June: I wrote another conference paper and went to an excellent conference I could drive to, with Sir John.

July: We went to a local park for 4th of July fireworks (highly enjoyable), and watched the Tour de France; I cleaned my closet very thoroughly and peer-reviewed an essay; I was asked to submit a conference paper to a special issue of a journal.

August: We made a road trip to Canada, and fall classes started; I made plans for January 2023 excursion with Queen Joan and Lady Maud.

September: I did a lot of interesting local walks, a lot of grading, a certain amount of e-Bay shopping; saw a friend I met in France seven years ago, got cards for two local library systems, and made progress on the paper-to-essay project.

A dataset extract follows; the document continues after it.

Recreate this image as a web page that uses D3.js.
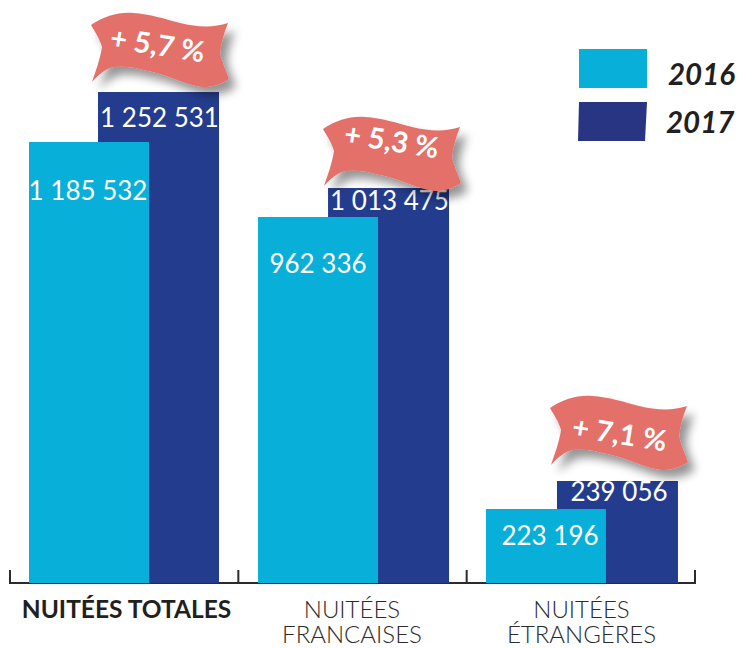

October: this month was a blur, but I kept writing and grading. An overturned tanker truck on a key on-ramp made me late one morning, and I re-read a couple of favorite books from my childhood, Miss Happiness and Miss Flower, and Little Plum. I went to a workshop that wasn’t that useful.

November: I voted in person for the first time in years, continued the interesting local walks, finished a draft of the special-issue essay and sent it to another contributor for comment, which was both helpful and favorable; my mother’s best friend died, as did the father of another old friend, though I didn’t learn of that till December.

December: I did a lot of grading and more e-Bay shopping, submitted the essay (suggestions for revision came back within a couple of weeks; I suspect I’m the only person who actually turned it in close to the original deadline), went to visit my father and brothers, had Covid, my father died, we had a very quiet Christmas as both of us were sick.

Perspective

Although I’ve been working at LRU long enough to retire, one of my siblings thinks that I work not at Large Regional University, but at [LRU’s Townname] University, which isn’t a thing in my state or any other, though there is a Townname College elsewhere.

I’ve left quite the impression on my family, haven’t I?

Or maybe this is what happens when you move far away and don’t show off about your achievements. I’ll have to make sure someone who actually knows me writes my obituary.